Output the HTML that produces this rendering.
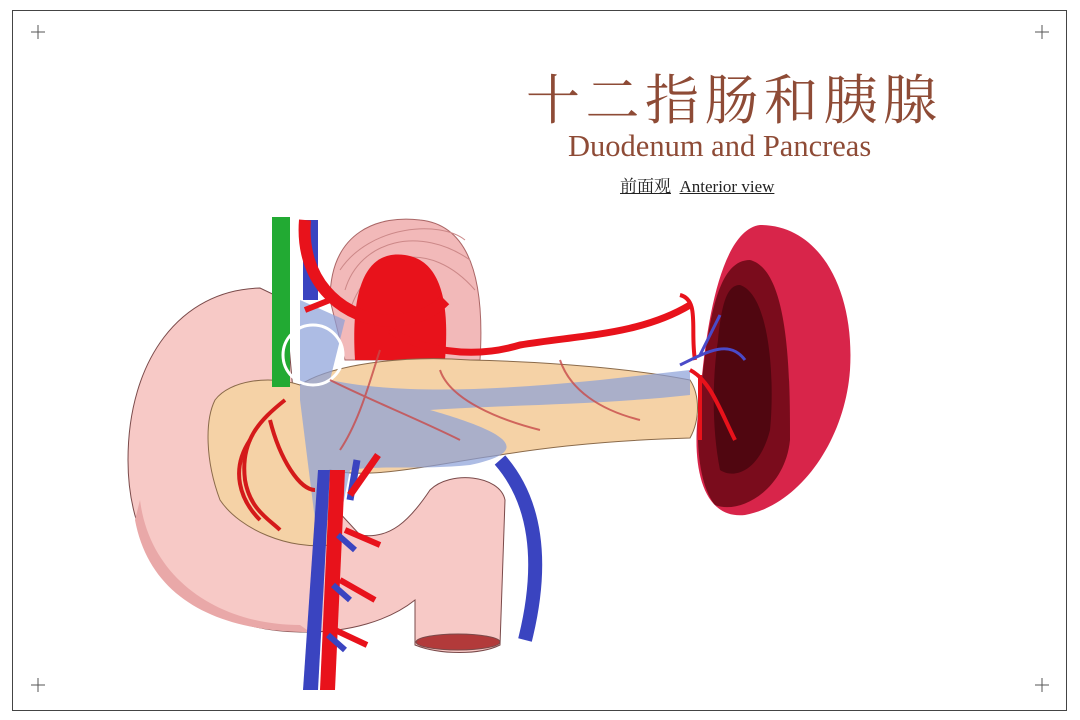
<!DOCTYPE html>
<html><head><meta charset="utf-8"><style>
html,body{margin:0;padding:0;background:#fff;}
body{width:1080px;height:720px;position:relative;overflow:hidden;}
.frame{position:absolute;left:12px;top:10px;width:1055px;height:701px;border:1.5px solid #444;box-sizing:border-box;}
.t1{position:absolute;left:526px;top:58px;font-family:"Liberation Serif","Noto Serif CJK SC",serif;font-size:54px;color:#8e4b36;letter-spacing:5.5px;white-space:nowrap;}
.t2{position:absolute;left:568px;top:129px;font-family:"Liberation Serif",serif;font-size:30.5px;color:#8e4b36;white-space:nowrap;}
.t3{position:absolute;left:620px;top:172px;font-family:"Liberation Serif","Noto Serif CJK SC",serif;font-size:17px;color:#222;white-space:nowrap;}
.t3 span{text-decoration:underline;}
</style></head><body>
<div class="frame"></div>
<div class="t1">十二指肠和胰腺</div>
<div class="t2">Duodenum and Pancreas</div>
<div class="t3"><span>前面观</span>&nbsp;&nbsp;<span>Anterior view</span></div>
<svg width="1080" height="720" style="position:absolute;left:0;top:0">
<g stroke="#555" stroke-width="1">
<path d="M31 32h14M38 25v14M1035 32h14M1042 25v14M31 685h14M38 678v14M1035 685h14M1042 678v14"/>
</g>
<path d="M330 300 C330 230 380 215 420 220 C470 225 485 280 480 360 L345 360 Z" fill="#f2b9b9" stroke="#a66" stroke-width="1"/>
<g stroke="#c88" fill="none" stroke-width="1"><path d="M345 290 C360 240 420 225 470 260"/><path d="M350 310 C370 250 430 238 475 290"/><path d="M340 270 C370 225 440 220 465 240"/></g>
<path d="M355 360 C350 280 370 250 405 255 C440 260 450 300 445 360 Z" fill="#e8121b"/>
<path d="M260 288 C180 290 128 360 128 460 C128 570 200 630 300 632 C350 633 390 620 415 600 L415 645 C440 655 480 655 500 645 L505 500 C500 475 450 470 430 490 C410 520 390 540 360 535 L300 470 L285 300 Z" fill="#f7c9c6" stroke="#7a4a4a" stroke-width="1"/>
<path d="M140 500 C150 580 220 625 300 625 L310 632 C220 632 150 600 135 520 Z" fill="#e9a8a8"/>
<ellipse cx="458" cy="642" rx="42" ry="8" fill="#b23a3a" stroke="#7a4a4a"/>
<path d="M215 400 C230 380 270 375 300 385 C330 365 400 355 470 360 C560 362 640 370 690 380 C700 395 700 420 690 438 C620 440 560 445 500 455 C430 465 370 480 330 470 L330 545 C290 550 240 530 220 500 C205 460 205 420 215 400 Z" fill="#f5d2a6" stroke="#8a6a4a" stroke-width="1"/>
<path d="M300 300 L345 320 L330 380 C400 395 500 390 600 380 L690 370 L690 395 C600 405 500 405 430 410 C500 430 540 450 470 465 C420 470 380 465 350 470 L340 520 L315 520 L300 400 Z" fill="#8aa0d8" opacity="0.7"/>
<rect x="272" y="217" width="18" height="170" fill="#22aa33"/>
<path d="M303 220 L318 220 L318 300 L303 300Z" fill="#3a44c0"/>
<path d="M305 220 C300 280 340 315 380 320 C410 322 430 315 445 300" stroke="#e8121b" stroke-width="12" fill="none"/>
<path d="M390 330 C420 350 470 360 520 345 C580 335 640 335 690 305" stroke="#e8121b" stroke-width="7" fill="none"/>
<path d="M330 300 L305 310" stroke="#e8121b" stroke-width="6"/>
<circle cx="313" cy="355" r="30" fill="none" stroke="#fff" stroke-width="3"/>
<g stroke="#d41a1a" stroke-width="4" fill="none">
<path d="M285 400 C260 420 240 440 245 480 C250 510 270 520 280 530"/>
<path d="M270 420 C280 460 300 490 315 490"/>
<path d="M250 440 C230 470 240 500 260 520"/>
</g>
<g stroke="#c84a4a" stroke-width="2" fill="none" opacity="0.8">
<path d="M330 380 C370 400 420 420 460 440"/><path d="M440 370 C450 400 500 420 540 430"/><path d="M560 360 C570 390 600 410 640 420"/><path d="M380 350 C370 380 360 420 340 450"/>
</g>
<path d="M318 470 L330 470 L318 690 L303 690Z" fill="#3a44c0"/>
<path d="M330 470 L345 470 L335 690 L320 690Z" fill="#e8121b"/>
<path d="M357 460 L350 500" stroke="#3a44c0" stroke-width="7"/>
<path d="M378 455 L350 495" stroke="#e8121b" stroke-width="7"/>
<g stroke="#e8121b" stroke-width="6"><path d="M345 530 L380 545"/><path d="M340 580 L375 600"/><path d="M335 630 L367 645"/></g>
<g stroke="#3a44c0" stroke-width="6"><path d="M338 535 L355 550"/><path d="M333 585 L350 600"/><path d="M328 635 L345 650"/></g>
<path d="M500 460 C535 500 545 560 525 640" stroke="#3a44c0" stroke-width="14" fill="none"/>
<path d="M760 225 C820 225 855 290 850 370 C845 440 800 505 745 515 C700 520 690 460 700 400 C705 330 720 230 760 225 Z" fill="#d8254a"/>
<path d="M750 260 C790 270 790 380 790 440 C785 490 740 515 715 505 C695 480 695 420 702 380 C710 310 720 260 750 260 Z" fill="#7a0c1c"/>
<path d="M740 285 C770 295 775 380 770 430 C760 470 735 480 720 470 C712 430 712 380 718 340 C722 300 728 285 740 285 Z" fill="#500610"/>
<g stroke="#e8121b" stroke-width="4" fill="none"><path d="M690 370 C710 380 720 410 735 440"/><path d="M700 375 L700 440"/><path d="M695 360 C690 330 700 300 680 295"/></g>
<g stroke="#4a4ac8" stroke-width="3" fill="none"><path d="M680 365 C710 350 730 340 745 360"/><path d="M700 355 L720 315"/></g>
</svg>
</body></html>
-.-.-
> **TASK BRIEF**: Give back the whole listing as it stands, minus its pictures.

> **RESPONSE BELOW**:
Output the HTML that produces this rendering.
<!DOCTYPE html>
<html><head><meta charset="utf-8"><style>
html,body{margin:0;padding:0;background:#fff;}
body{width:1080px;height:720px;position:relative;overflow:hidden;}
.frame{position:absolute;left:12px;top:10px;width:1055px;height:701px;border:1.5px solid #444;box-sizing:border-box;}
.t1{position:absolute;left:526px;top:58px;font-family:"Liberation Serif","Noto Serif CJK SC",serif;font-size:54px;color:#8e4b36;letter-spacing:5.5px;white-space:nowrap;}
.t2{position:absolute;left:568px;top:129px;font-family:"Liberation Serif",serif;font-size:30.5px;color:#8e4b36;white-space:nowrap;}
.t3{position:absolute;left:620px;top:172px;font-family:"Liberation Serif","Noto Serif CJK SC",serif;font-size:17px;color:#222;white-space:nowrap;}
.t3 span{text-decoration:underline;}
</style></head><body>
<div class="frame"></div>
<div class="t1">十二指肠和胰腺</div>
<div class="t2">Duodenum and Pancreas</div>
<div class="t3"><span>前面观</span>&nbsp;&nbsp;<span>Anterior view</span></div>
<svg width="1080" height="720" style="position:absolute;left:0;top:0">
<g stroke="#555" stroke-width="1">
<path d="M31 32h14M38 25v14M1035 32h14M1042 25v14M31 685h14M38 678v14M1035 685h14M1042 678v14"/>
</g>
<path d="M330 300 C330 230 380 215 420 220 C470 225 485 280 480 360 L345 360 Z" fill="#f2b9b9" stroke="#a66" stroke-width="1"/>
<g stroke="#c88" fill="none" stroke-width="1"><path d="M345 290 C360 240 420 225 470 260"/><path d="M350 310 C370 250 430 238 475 290"/><path d="M340 270 C370 225 440 220 465 240"/></g>
<path d="M355 360 C350 280 370 250 405 255 C440 260 450 300 445 360 Z" fill="#e8121b"/>
<path d="M260 288 C180 290 128 360 128 460 C128 570 200 630 300 632 C350 633 390 620 415 600 L415 645 C440 655 480 655 500 645 L505 500 C500 475 450 470 430 490 C410 520 390 540 360 535 L300 470 L285 300 Z" fill="#f7c9c6" stroke="#7a4a4a" stroke-width="1"/>
<path d="M140 500 C150 580 220 625 300 625 L310 632 C220 632 150 600 135 520 Z" fill="#e9a8a8"/>
<ellipse cx="458" cy="642" rx="42" ry="8" fill="#b23a3a" stroke="#7a4a4a"/>
<path d="M215 400 C230 380 270 375 300 385 C330 365 400 355 470 360 C560 362 640 370 690 380 C700 395 700 420 690 438 C620 440 560 445 500 455 C430 465 370 480 330 470 L330 545 C290 550 240 530 220 500 C205 460 205 420 215 400 Z" fill="#f5d2a6" stroke="#8a6a4a" stroke-width="1"/>
<path d="M300 300 L345 320 L330 380 C400 395 500 390 600 380 L690 370 L690 395 C600 405 500 405 430 410 C500 430 540 450 470 465 C420 470 380 465 350 470 L340 520 L315 520 L300 400 Z" fill="#8aa0d8" opacity="0.7"/>
<rect x="272" y="217" width="18" height="170" fill="#22aa33"/>
<path d="M303 220 L318 220 L318 300 L303 300Z" fill="#3a44c0"/>
<path d="M305 220 C300 280 340 315 380 320 C410 322 430 315 445 300" stroke="#e8121b" stroke-width="12" fill="none"/>
<path d="M390 330 C420 350 470 360 520 345 C580 335 640 335 690 305" stroke="#e8121b" stroke-width="7" fill="none"/>
<path d="M330 300 L305 310" stroke="#e8121b" stroke-width="6"/>
<circle cx="313" cy="355" r="30" fill="none" stroke="#fff" stroke-width="3"/>
<g stroke="#d41a1a" stroke-width="4" fill="none">
<path d="M285 400 C260 420 240 440 245 480 C250 510 270 520 280 530"/>
<path d="M270 420 C280 460 300 490 315 490"/>
<path d="M250 440 C230 470 240 500 260 520"/>
</g>
<g stroke="#c84a4a" stroke-width="2" fill="none" opacity="0.8">
<path d="M330 380 C370 400 420 420 460 440"/><path d="M440 370 C450 400 500 420 540 430"/><path d="M560 360 C570 390 600 410 640 420"/><path d="M380 350 C370 380 360 420 340 450"/>
</g>
<path d="M318 470 L330 470 L318 690 L303 690Z" fill="#3a44c0"/>
<path d="M330 470 L345 470 L335 690 L320 690Z" fill="#e8121b"/>
<path d="M357 460 L350 500" stroke="#3a44c0" stroke-width="7"/>
<path d="M378 455 L350 495" stroke="#e8121b" stroke-width="7"/>
<g stroke="#e8121b" stroke-width="6"><path d="M345 530 L380 545"/><path d="M340 580 L375 600"/><path d="M335 630 L367 645"/></g>
<g stroke="#3a44c0" stroke-width="6"><path d="M338 535 L355 550"/><path d="M333 585 L350 600"/><path d="M328 635 L345 650"/></g>
<path d="M500 460 C535 500 545 560 525 640" stroke="#3a44c0" stroke-width="14" fill="none"/>
<path d="M760 225 C820 225 855 290 850 370 C845 440 800 505 745 515 C700 520 690 460 700 400 C705 330 720 230 760 225 Z" fill="#d8254a"/>
<path d="M750 260 C790 270 790 380 790 440 C785 490 740 515 715 505 C695 480 695 420 702 380 C710 310 720 260 750 260 Z" fill="#7a0c1c"/>
<path d="M740 285 C770 295 775 380 770 430 C760 470 735 480 720 470 C712 430 712 380 718 340 C722 300 728 285 740 285 Z" fill="#500610"/>
<g stroke="#e8121b" stroke-width="4" fill="none"><path d="M690 370 C710 380 720 410 735 440"/><path d="M700 375 L700 440"/><path d="M695 360 C690 330 700 300 680 295"/></g>
<g stroke="#4a4ac8" stroke-width="3" fill="none"><path d="M680 365 C710 350 730 340 745 360"/><path d="M700 355 L720 315"/></g>
</svg>
</body></html>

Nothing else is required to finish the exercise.